Il colosso d’argilla (1956) USA di Mark Robson
Un ex cronista sportivo si fa coinvolgere in un’impresa disonesta per lanciare un pugile con una serie di incontri combinati. Il pugile è un gigante di oltre due metri, imponente, che non sa boxare e che viene da una storia di sfruttamento.
Il personaggio del pugile è ispirato a Primo Carnera, ma il protagonista assoluto è Bogey che interpreta il suo personaggio standard, ovvero un uomo brillante disilluso dalla vita, demotivato, che sa ritornare se stesso quando sono in gioco i valori. Era così in Casablanca, L’ultima minaccia (è la stampa bellezza!) e in tante altre pellicole.
E’ anche l’ultimo film di Bogart, morto l’anno dopo a 57 anni appena compiuti, la sigaretta pendula dalle labbra, il parrucchino appena nascosto, il volto segnato da una vita intensa, ma anche attore magnetico, realizzatosi solo in età matura.
Anche qua è lui il baricentro dell’opera, contrappuntato da un ottimo Rod Steiger, confinato allora nei ruoli di vilain, esattamente con Bogart anni prima. I suoi moti di coscienza sono i nostri, le sue titubanze sono comprensibili, per quanto si nasconda dietro una patina di cinismo.
Robson dirige un film per l’epoca brutale ma onesto, capace di aprire gli occhi a molti sul dietro le quinte del mondo della boxe.
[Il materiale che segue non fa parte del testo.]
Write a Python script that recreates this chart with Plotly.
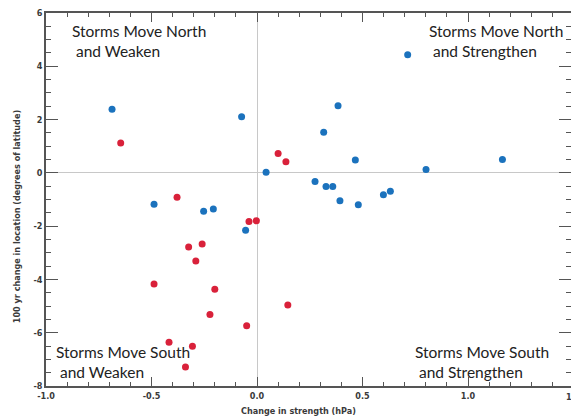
import plotly.graph_objects as go

# Blue series (change in strength, change in location)
blue_x = [-0.687, -0.073, 0.043, -0.488, -0.253, -0.207, -0.054, 0.384, 0.316, 0.466,
          0.801, 1.163, 0.275, 0.327, 0.359, 0.393, 0.480, 0.599, 0.632, 0.714]
blue_y = [2.39, 2.11, 0.02, -1.18, -1.44, -1.36, -2.15, 2.52, 1.52, 0.48,
          0.13, 0.50, -0.32, -0.51, -0.51, -1.05, -1.20, -0.82, -0.69, 4.43]

# Red series
red_x = [-0.646, 0.100, 0.137, -0.379, -0.038, -0.003, -0.324, -0.260, -0.290,
         -0.488, -0.200, -0.223, -0.049, -0.417, -0.306, -0.339, 0.146]
red_y = [1.12, 0.73, 0.42, -0.92, -1.83, -1.80, -2.78, -2.67, -3.31,
         -4.17, -4.37, -5.32, -5.74, -6.36, -6.51, -7.29, -4.96]

x_tickvals = [-1.0, -0.5, 0.0, 0.5, 1.0]
x_ticktext = ["-1.0", "-0.5", "0.0", "0.5", "1.0"]
y_tickvals = [-8, -6, -4, -2, 0, 2, 4, 6]
y_ticktext = ["-8", "-6", "-4", "-2", "0", "2", "4", "6"]

quadrant_labels = ["Storms Move North<br> and Weaken",
                   "Storms Move North<br> and Strengthen",
                   "Storms Move South<br> and Weaken",
                   "Storms Move South<br> and Strengthen"]

x_title = "Change in strength (hPa)"
y_title = "100 yr change in location (degrees of latitude)"

BLUE = "#1b72bd"
RED = "#d9213a"
AXIS = "#555555"
TICKFONT = dict(family="Liberation Sans Narrow, DejaVu Sans Condensed, Arial", size=9,
                color="#3a3a3a", weight="bold")

fig = go.Figure()
fig.add_trace(go.Scatter(x=blue_x, y=blue_y, mode="markers",
                         marker=dict(color=BLUE, size=7, line=dict(width=0)),
                         showlegend=False, cliponaxis=False))
fig.add_trace(go.Scatter(x=red_x, y=red_y, mode="markers",
                         marker=dict(color=RED, size=7, line=dict(width=0)),
                         showlegend=False, cliponaxis=False))

fig.update_layout(
    width=571, height=419,
    margin=dict(l=46, r=0, t=13, b=33, autoexpand=False),
    paper_bgcolor="white", plot_bgcolor="white",
    xaxis=dict(range=[-1.0, 1.488], tickvals=x_tickvals, ticktext=x_ticktext, automargin=False,
               ticks="inside", ticklen=9, tickwidth=1.2, tickcolor=AXIS,
               minor=dict(dtick=0.1, ticks="inside", ticklen=4, tickwidth=1, tickcolor=AXIS),
               showline=True, linecolor=AXIS, linewidth=1.5, mirror="ticks",
               showgrid=False, zeroline=True, zerolinecolor="#c8c8c8", zerolinewidth=1,
               tickfont=TICKFONT),
    yaxis=dict(range=[-8, 6], tickvals=y_tickvals, ticktext=y_ticktext, automargin=False,
               ticks="inside", ticklen=12, tickwidth=1.2, tickcolor=AXIS,
               minor=dict(dtick=0.5, ticks="inside", ticklen=5, tickwidth=1, tickcolor=AXIS),
               showline=True, linecolor=AXIS, linewidth=1.5, mirror="ticks",
               showgrid=False, zeroline=True, zerolinecolor="#c8c8c8", zerolinewidth=1,
               tickfont=TICKFONT),
)

qfont = dict(family="Lato, Open Sans, sans-serif", size=15.5, color="#222222")
qpos = [(-0.888, 5.73), (0.806, 5.73), (-0.963, -6.30), (0.738, -6.30)]
for (qx, qy), txt in zip(qpos, quadrant_labels):
    fig.add_annotation(x=qx, y=qy, xref="x", yref="y", text=txt, showarrow=False,
                       xanchor="left", yanchor="top", align="left", font=qfont)

title_font = dict(family="Liberation Sans Narrow, DejaVu Sans Condensed, Arial", size=9, color="#3a3a3a")
fig.add_annotation(x=0.48, y=-0.067, xref="paper", yref="paper", text="<b>" + x_title + "</b>",
                   showarrow=False, xanchor="center", yanchor="middle", font=title_font)
fig.add_annotation(x=-0.055, y=0.453, xref="paper", yref="paper", text="<b>" + y_title + "</b>",
                   showarrow=False, textangle=-90, xanchor="center", yanchor="middle", font=title_font)
# partially visible last tick label at the right edge
fig.add_annotation(x=1.0048, y=-0.03, xref="paper", yref="paper", text="<b>1.5</b>",
                   showarrow=False, xanchor="center", yanchor="middle", font=TICKFONT)

fig.write_html("out.html", config={"displayModeBar": False},
               post_script="document.body.style.margin='0';document.body.style.overflow='hidden';")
Con furia e velocità che fa venire le vertigini per una decina di round, descrive un mondo corrotto e marcio che punta solo al guadagno a spese dei pugili, usati come pezzi di carne e destinati alla povertà, alla morte.
Il ritratto del manager, un Rod Steiger implacabile, è stridente, cattivo così come l’etica del giornalista, pronto a tutto. Piuttosto, l’anelito di coscienza che lo coglie è abbastanza improbabile, ma sappiamo le necessità hollywodiane di garantire un happy end.
Si tratta, però, di un film vivace e pungente, efficace nella recitazione, duro nella condanna di certe pratiche.